Rural Traffic Fatalities Almost Double Urban Road Deaths
Oklahoma is a state of scenic wilderness and charming communities, but driving on the rural highways that tie Oklahoma City, Norman, Tulsa, and other towns together can be treacherous. Car accidents in rural areas of Oklahoma claimed 491 lives in 2011, accounting for 71% of all auto accident deaths in the state for the year.
The data indicate that Oklahoma safety officials have failed to significantly reduce rural traffic deaths in recent years. In 2007, 533 people died in rural Oklahoma auto wrecks, or 71% of Oklahoma road deaths during the year.
Although the National Highway Traffic Safety Administration launched a campaign in the mid 2000s to encourage rural travelers to buckle up and drive defensively, road deaths in remote areas continue to outpace traffic fatalities in metro areas.
Dangers on Rural Roads
Risk factors for rural crashes include:
Rural drivers often travel more miles than city dwellers.
- Seatbelt use and safe driving tactics are less common on rural roads.
- Rural roads can be less safe than urban roads.
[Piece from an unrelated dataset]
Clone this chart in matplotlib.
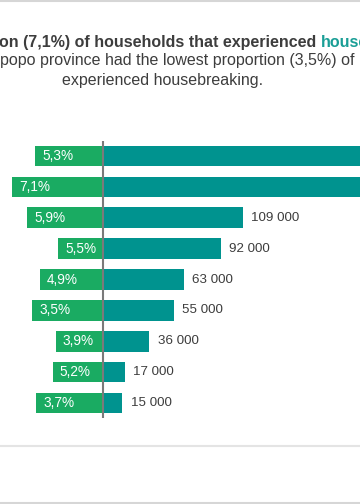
import matplotlib
matplotlib.use("Agg")
import matplotlib.pyplot as plt
from matplotlib.lines import Line2D

plt.rcParams['font.family'] = ['Liberation Sans', 'DejaVu Sans']

# --- data ---
rows = list(range(9))
green_bar_pct = [5.3, 7.1, 5.9, 3.5, 4.9, 5.5, 3.7, 3.9, 5.2]      # bar lengths as drawn
green_label_pct = ["5,3%", "7,1%", "5,9%", "5,5%", "4,9%", "3,5%", "3,9%", "5,2%", "3,7%"]
households = [230000, 356000, 109000, 92000, 63000, 55000, 36000, 17000, 15000]
household_labels = ["230 000", "356 000", "109 000", "92 000", "63 000",
                    "55 000", "36 000", "17 000", "15 000"]

title1_a = "on (7,1%) of households that experienced "
title1_b = "housebreaking"
title2 = "popo province had the lowest proportion (3,5%) of"
title3 = "experienced housebreaking."

GREEN = "#1aab62"
TEAL = "#00938f"
TXT = "#3d3d3d"
AXIS = "#7a7a7a"

W, H = 360, 504
fig = plt.figure(figsize=(W / 100, H / 100), dpi=100)
fig.patch.set_facecolor("white")

# axes: full width, from y=141 to 418 px (top origin)
ax_top, ax_bot = 141, 418
ax = fig.add_axes([0, 1 - ax_bot / H, 1, (ax_bot - ax_top) / H])
ax.set_axis_off()

px_per_k = 1.283
xmax = (W - 103) / px_per_k
ax.set_xlim(-103 / px_per_k, xmax)
ax.set_ylim(8.486, -0.486)

green_vals = [-p * 10 for p in green_bar_pct]
teal_vals = [v / 1000 for v in households]
bh = 0.67
ax.barh(rows, green_vals, height=bh, color=GREEN, linewidth=0)
ax.barh(rows, teal_vals, height=bh, color=TEAL, linewidth=0)
ax.axvline(0, color=AXIS, lw=1.5, zorder=3)

for r, gv, lab in zip(rows, green_vals, green_label_pct):
    ax.annotate(lab, xy=(gv, r), xytext=(5, 0), textcoords="offset points",
                ha="left", va="center", color="white", fontsize=9.8)
for r, tv, lab in zip(rows, teal_vals, household_labels):
    if tv < xmax:  # labels of the two longest bars fall outside the visible area
        ax.annotate(lab, xy=(tv, r), xytext=(6, 0), textcoords="offset points",
                    ha="left", va="center", color=TXT, fontsize=9.6)

# title
fs = 11.5
t1 = fig.text(-1 / W, 1 - 42 / H, title1_a, ha="left", va="center",
              fontsize=fs, fontweight="bold", color=TXT)
fig.canvas.draw()
bb = t1.get_window_extent(renderer=fig.canvas.get_renderer())
fig.text(bb.x1 / W, 1 - 42 / H, title1_b, ha="left", va="center",
         fontsize=fs, fontweight="bold", color="#1a9e96")
fig.text(0, 1 - 61 / H, title2, ha="left", va="center", fontsize=fs, color=TXT)
fig.text(163 / W, 1 - 80 / H, title3, ha="center", va="center", fontsize=fs, color=TXT)

# frame lines
for y, c in [(0.5, "#d6d6d6"), (446, "#e4e4e4"), (503, "#d6d6d6")]:
    fig.add_artist(Line2D([0, 1], [1 - y / H, 1 - y / H], color=c, lw=1.5,
                          transform=fig.transFigure))

fig.savefig("out.png", dpi=100, facecolor="white")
Hairpin curves, lack of safety infrastructure (such as guardrails), and uneven pavement are all common hazards in America’s rural heartland.
- Some data suggest that intoxicated driving claims more lives in rural communities than in cities and large towns.
- In rural areas, emergency medical services are sometimes unable to reach the scene of an auto wreck in time to save lives.
- Vehicles in rural areas may be less safe than cars registered in cities.
- Rural car crashes may be more severe because of differing speed limits and less strict enforcement of traffic laws.
For years, rural car crash deaths have outpaced urban wreck fatalities despite overall reductions in road deaths in the U.S. in the past decade. Researchers have been looking into the disparity between rural and urban auto wreck deaths. Only 15% of Americans live in rural areas, which makes the high rate of rural auto crashes even more startling.
In 2005, a study of national databases revealed that rural auto accidents were nearly twice as common as car crashes in cities and towns. Even more troubling, the fatality rate for traffic wrecks in the countryside was three times higher than for metro-area auto accidents.
Rural traffic collisions are particularly dangerous for the elderly and young people. In a 2009 Johns Hopkins University study of elderly drivers, rural seniors were almost twice as likely to blow stop signs, compared with retirement-aged drivers in metropolitan areas. In the same year, rural crash fatalities accounted for well over half of the teen driving deaths in the nation.
Teenage and senior citizen drivers are of paramount concern for traffic safety officials because of high injury and death rates in auto collisions involving young and old drivers. A big part of solving the problem must include effective crash mitigation and reduction on rural roads.
Ways to avoid traffic wrecks on rural roads include:
- Be aware that signage, GPS, and road maps may not be correct in rural areas. Take time to plan trips to avoid getting lost or distracted by navigation.
- Be especially careful on blind curves, narrow lanes that cannot accommodate more than one vehicle, and uneven road surfaces.
- Keep a sharp eye on the road for obstacles and debris. Distracted driving claims lives, and unexpected road hazards are a daily reality on Oklahoma rural roads.
- Take extreme care when passing other vehicles.
- Exercise caution on hills. Excessive speed and loss of vehicle control are very real possibilities when coasting downhill. Also, uphill traffic may move slowly.